Google My Business: A tool that allows businesses to create and manage their online presence on Google.
Home Inspection: A thorough assessment of a property’s condition to identify any issues.
Home Warranty: A service contract that covers repairs and replacements of home systems and appliances.
HUD-1 Statement: A document detailing the costs associated with a real estate transaction.
Image Licensing: The permission granted to use or reproduce a photograph for specific purposes.
Inbound Marketing: Strategies that attract potential clients through valuable content and information.
Keyword Research: Identifying relevant keywords and phrases to optimize content for search engines.
Landing Page: A dedicated webpage designed to capture leads or promote a specific property or service.
Lead Generation: Strategies and tactics to attract potential clients and generate business inquiries.
Lead Generation Funnel: The stages a potential client goes through, from awareness to conversion, in the marketing process.
Lead Magnet: Valuable content or resources offered in exchange for contact information from potential clients.
Lead Nurturing: Building relationships with potential clients over time through personalized communications.
Lease Agreement: A legal contract outlining the terms and conditions of renting a property.
Market Analysis: Evaluating the demand, competition, and potential for a specific market.
MLS (Multiple Listing Service): A database used by real estate agents to list and find properties for sale.
Mortgage: A loan used to finance the purchase of a property.
Mortgage Broker: A professional who assists borrowers in obtaining the best loan terms.
Mortgage Pre-Approval: A formal commitment from a lender to provide a loan to a potential buyer.
Marketing Collateral: Print or digital materials used to promote properties, such as brochures and flyers.
Native Advertising: Paid content that matches the style and format of the platform it appears on.
Networking: Building relationships and connections within the real estate industry to expand business opportunities.
Outbound Marketing: Traditional marketing techniques such as cold calling and direct mail.
Pre-Listing Inspection: A property inspection conducted before listing it for sale.
Property Deed: A legal document that establishes ownership of a property.
Property Easement: A right granted to use another person’s land for a specific purpose.
Property Survey: A professional assessment of a property’s boundaries, structures, and features.
Property Title: The legal ownership and right to a property.
Pay-Per-Click (PPC) Advertising: Online advertising where advertisers pay for each click on their ads.
Property Appraisal: A professional assessment of a property’s value conducted by a licensed appraiser.
Property Flipping: Purchasing properties with the intent of renovating or improving them before reselling at a higher price.
Property Listing: An advertisement detailing a property’s features, price, and contact information for potential buyers.
Property Management: Services provided to oversee and maintain rental properties on behalf of owners.
Retargeting Ads: Displaying ads to users who have previously visited a website but did not convert.
Real Estate Appraisal: An evaluation to determine the market value of a property.

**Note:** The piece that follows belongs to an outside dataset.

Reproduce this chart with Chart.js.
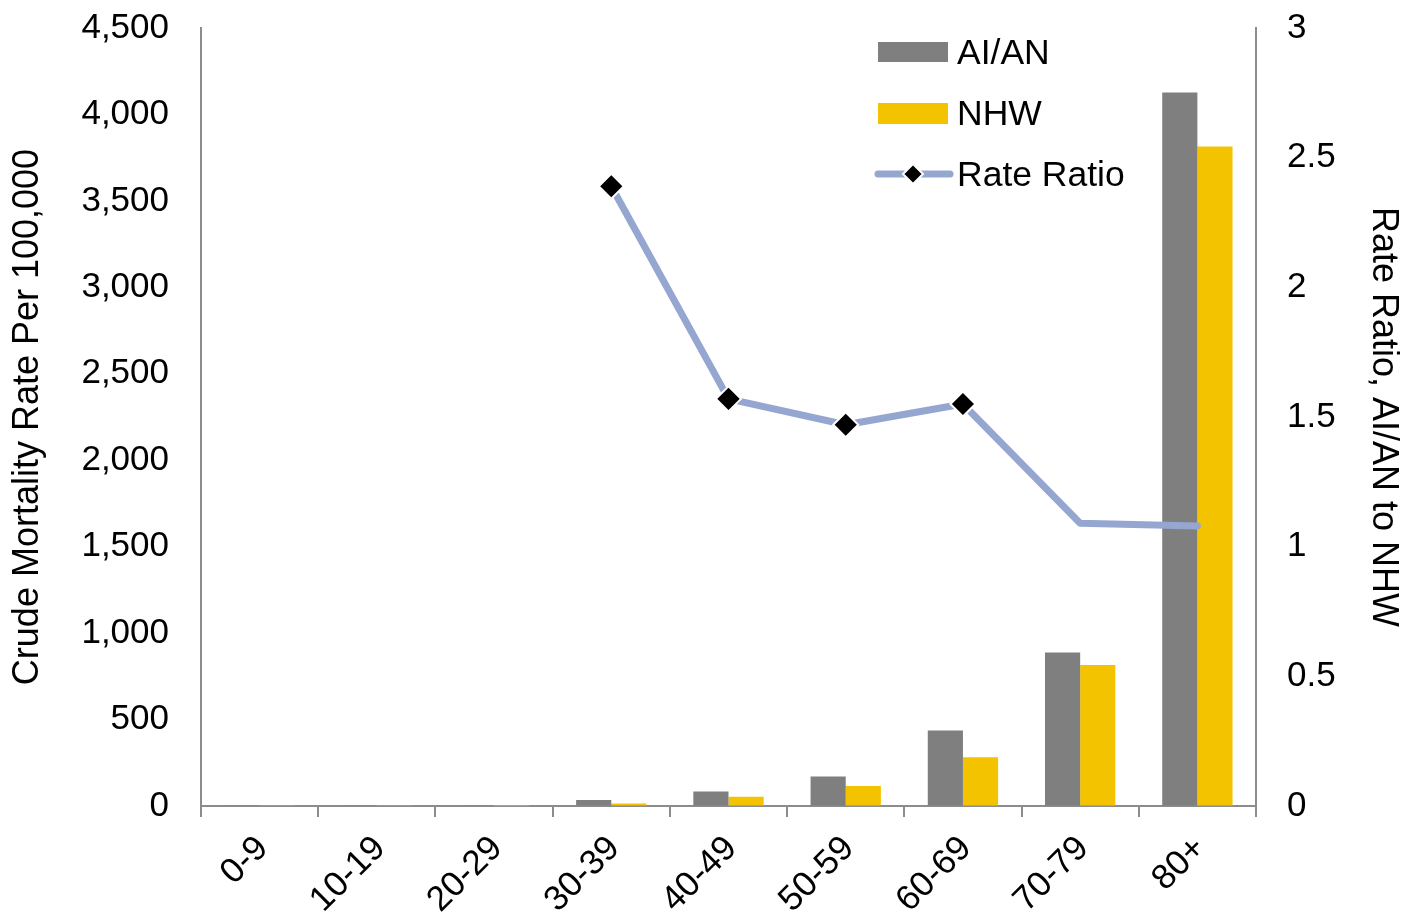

Real Estate Investment Trust (REIT): A company that owns, operates, or finances real estate properties.
Real Estate Agent: A licensed professional who represents buyers and sellers in real estate transactions.
Real Estate Auction: A public sale where properties are sold to the highest bidder.
Real Estate Broker: A licensed individual or firm that oversees real estate agents and manages real estate transactions.
Real Estate Business Model: The structure and strategies employed by a real estate business for growth and profitability.
Real Estate CMA (Comparative Market Analysis): A report comparing a property’s value to similar properties in the same area.
Real Estate CRM: Software specifically designed for managing client interactions and leads in the real estate industry.
Real Estate Investment: Acquiring property with the expectation of earning a return on the investment, either through rent or capital appreciation.
Real Estate Marketing Strategy: A plan detailing how a real estate professional or business will promote and sell properties.
Real Estate Portfolio: A collection of properties owned by an individual or company for investment purposes.
Real Estate SEO (Search Engine Optimization): Techniques to improve the visibility of real estate websites on search engines.
Real Estate Software: Digital tools designed to streamline processes and tasks in the real estate industry.
Real Estate Trends: Patterns or shifts in the real estate market influenced by economic, societal, or technological factors.
Realtor: A real estate professional who is a member of the National Association of Realtors (NAR) and adheres to its code of ethics.
Referral Network: A system where real estate professionals refer clients to other professionals in return for a fee or reciprocal referrals.
Seller’s Agent: The real estate agent representing the property’s seller.
Sales Funnel: The stages a potential client goes through, from awareness to conversion, in the sales process.
Search Engine Optimization (SEO): Techniques to improve the visibility of websites on search engines.
SEO Audit: An assessment of a website’s optimization for search engines to identify areas for improvement.
Social Media Advertising: Promoting properties or services on social media platforms like Facebook, Instagram, or LinkedIn.
Social Media Marketing: Using social media platforms to connect with audiences, build brand awareness, and promote properties.
Social Media Strategy: A plan detailing how a business will use social media platforms to achieve its marketing goals.
Transaction Fee: A charge associated with processing a real estate transaction, often separate from the commission.
Vacancy: A period when a rental property is unoccupied and not generating rental income.
Value Proposition: A clear statement of the benefits or value a real estate service offers to clients.
Web Analytics: The collection and analysis of website data, such as traffic, user behavior, and conversion rates.
Website Optimization: Making adjustments to a website to improve its performance, user experience, and search engine ranking.
Staging: Setting up a property with furniture and decor to make it visually appealing for photography.
Zillow 3D Home: A platform by Zillow that provides 3D tours of properties for sale.
Zoning Laws: Legal regulations that dictate how specific areas of land can be used, affecting property development and use.